Meet the Member Rex Day

by Rodeo News

story by Ruth Nicolaus

Rex Day is in his last year of high school rodeo.
The Bartlett, Neb. cowboy, a member of the Nebraska High School Rodeo Association, is a senior, competing in the tie-down roping, team roping and steer wrestling.
Of his events, steer wrestling is his strength. “As of lately, I’ve developed into a better bulldogger,” he said. “That’s what I enjoy the most.” As soon as he and header Dane Pokorny are done with team roping practice, they switch to steer wrestling, with the help of Dane’s dad, Brad, a former steer wrestler.
Brad and Paula own the horse that Rex steer wrestles on. Shorty, a red roan, has carried many a bulldogger and has won a couple saddles doing it. Shorty is consistent, Rex said. “It’s almost that he knows what’s going to happen every run, before you do. He gives you the same shot, every time.”
Shorty is more than twenty years old, but he doesn’t let his age show, he said. “Some of the time he acts like a five-year-old. He’ll dang sure let you know he’s the king of the pen He’s the first to feed and asserts his dominance.” Shorty even bucks a little bit yet, like he’s enjoying what he’s doing. “Every once in a while, you’ll crawl off him (during a steer wrestling run), and as he runs down the pen, he’ll buck,” Rex said. “I guess he knows he’s having fun.” Two people have won state steer wrestling titles on Shorty: Rex’s older brother, Lane, in 2011, and Zane Patrick, who was co-champion in 2017.
For the tie-down roping, Rex rides a bay horse named Hector, and for the team roping, he rides an older red roan horse, who is “super broke, that I can do about anything on,” who can head or heel for him. The mare has two names: Roanie, when she’s being nice, and Princess, because sometimes “she can be a royal pain,” Rex said.
He loves being at school. As a senior at Wheeler Central Public School, he loves shop classes and has built a variety of things, including ranch items, like continuous fence panels, barn doors, panels, gates, “all kinds of things, whatever I can stay busy with.” He’s also used the plasma cutter to make signs, like ranch signs that are hung by the highway to show where people live, and school pride signs.
Rex likes all his classes, but the toughest might be English, just because he’s a hands-on kind of guy. “If I can touch it, I can do better at it.” In English, “it all runs together and gets boring.”
In school, he played football and is in FFA. He served as vice-president for two years; this year he is parliamentarian. He’s been on his chapter’s animal management team, which has qualified for state twice.
For fun, he loves to hunt deer, coyotes, and raccoons, and hanging out with friends. He and his buddies cruise the streets of Bartlett, which doesn’t take long, “all three” streets, he points out, laughing.
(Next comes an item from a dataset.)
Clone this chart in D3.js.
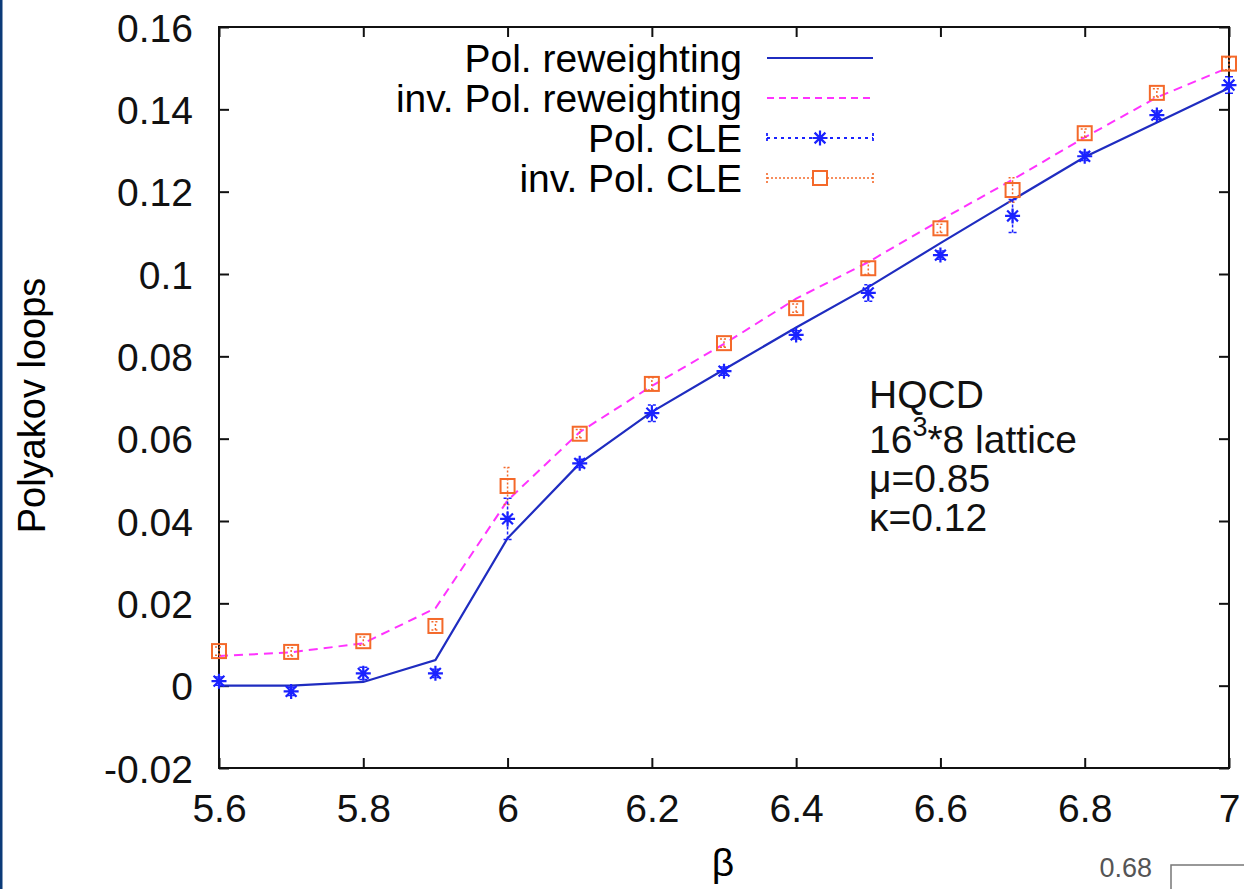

The best meal his mom makes is steak, medium rare, with a pat of butter on top, and a side of cheesy potatoes, washed down with iced tea or Mountain Dew.
His favorite trip was to Indianapolis in 2018, to the National FFA convention. It was his first time on an airplane, and while in Indy, they went to some cool places, like the Indianapolis Raceway and the state capital.
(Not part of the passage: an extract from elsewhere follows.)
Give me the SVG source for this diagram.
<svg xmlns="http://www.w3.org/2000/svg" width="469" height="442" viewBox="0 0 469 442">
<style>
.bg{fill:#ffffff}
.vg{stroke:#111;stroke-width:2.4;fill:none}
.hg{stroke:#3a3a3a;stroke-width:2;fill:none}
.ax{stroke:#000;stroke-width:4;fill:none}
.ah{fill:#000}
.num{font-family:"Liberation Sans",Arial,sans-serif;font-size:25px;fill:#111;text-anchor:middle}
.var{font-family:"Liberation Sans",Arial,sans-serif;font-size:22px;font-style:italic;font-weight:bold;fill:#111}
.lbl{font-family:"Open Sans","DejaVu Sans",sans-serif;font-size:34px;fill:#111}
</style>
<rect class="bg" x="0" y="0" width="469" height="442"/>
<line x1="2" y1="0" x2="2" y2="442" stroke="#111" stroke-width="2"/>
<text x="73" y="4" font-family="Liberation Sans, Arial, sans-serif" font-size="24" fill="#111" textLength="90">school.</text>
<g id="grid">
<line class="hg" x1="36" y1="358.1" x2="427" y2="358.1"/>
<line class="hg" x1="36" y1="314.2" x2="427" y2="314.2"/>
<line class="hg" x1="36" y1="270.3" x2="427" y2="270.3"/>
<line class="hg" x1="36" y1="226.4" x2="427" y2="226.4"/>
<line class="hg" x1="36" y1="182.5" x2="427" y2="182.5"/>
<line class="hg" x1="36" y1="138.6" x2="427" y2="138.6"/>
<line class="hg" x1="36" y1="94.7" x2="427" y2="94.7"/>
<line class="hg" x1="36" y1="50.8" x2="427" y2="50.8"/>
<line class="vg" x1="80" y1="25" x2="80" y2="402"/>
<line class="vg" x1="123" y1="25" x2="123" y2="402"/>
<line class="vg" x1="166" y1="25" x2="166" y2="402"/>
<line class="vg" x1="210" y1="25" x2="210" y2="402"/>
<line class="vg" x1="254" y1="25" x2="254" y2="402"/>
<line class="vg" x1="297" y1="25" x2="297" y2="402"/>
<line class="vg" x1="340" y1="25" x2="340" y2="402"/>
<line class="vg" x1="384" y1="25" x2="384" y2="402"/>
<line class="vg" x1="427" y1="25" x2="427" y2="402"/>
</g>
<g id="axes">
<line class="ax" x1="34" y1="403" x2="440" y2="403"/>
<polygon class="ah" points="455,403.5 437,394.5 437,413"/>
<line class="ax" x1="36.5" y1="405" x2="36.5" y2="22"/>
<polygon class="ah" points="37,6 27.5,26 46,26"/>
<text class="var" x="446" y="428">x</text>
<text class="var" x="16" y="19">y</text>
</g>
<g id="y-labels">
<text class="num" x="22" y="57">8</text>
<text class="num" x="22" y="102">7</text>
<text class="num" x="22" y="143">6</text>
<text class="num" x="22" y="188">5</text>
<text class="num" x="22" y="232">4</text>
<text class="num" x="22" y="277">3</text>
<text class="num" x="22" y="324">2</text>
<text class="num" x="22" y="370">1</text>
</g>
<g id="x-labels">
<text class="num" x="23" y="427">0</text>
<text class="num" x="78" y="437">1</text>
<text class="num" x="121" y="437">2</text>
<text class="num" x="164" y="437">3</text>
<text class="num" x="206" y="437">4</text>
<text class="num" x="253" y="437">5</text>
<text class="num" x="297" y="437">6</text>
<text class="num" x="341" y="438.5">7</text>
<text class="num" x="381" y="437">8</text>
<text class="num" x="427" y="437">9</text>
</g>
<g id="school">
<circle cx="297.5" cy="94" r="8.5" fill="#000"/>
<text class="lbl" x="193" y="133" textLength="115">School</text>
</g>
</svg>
Rex will go to college this fall, either in Nebraska or Wyoming, and hopes to work towards being an electrician. He day works for other ranchers in the area and helps out on his family’s ranch, the Plus Seven, which was homesteaded by his grandpa, Lester Day.
In addition to Lane, his older brother, he has an older sister, Bailey, who teaches school in Humphrey, Neb. He is the son of Larry and Kaye Day.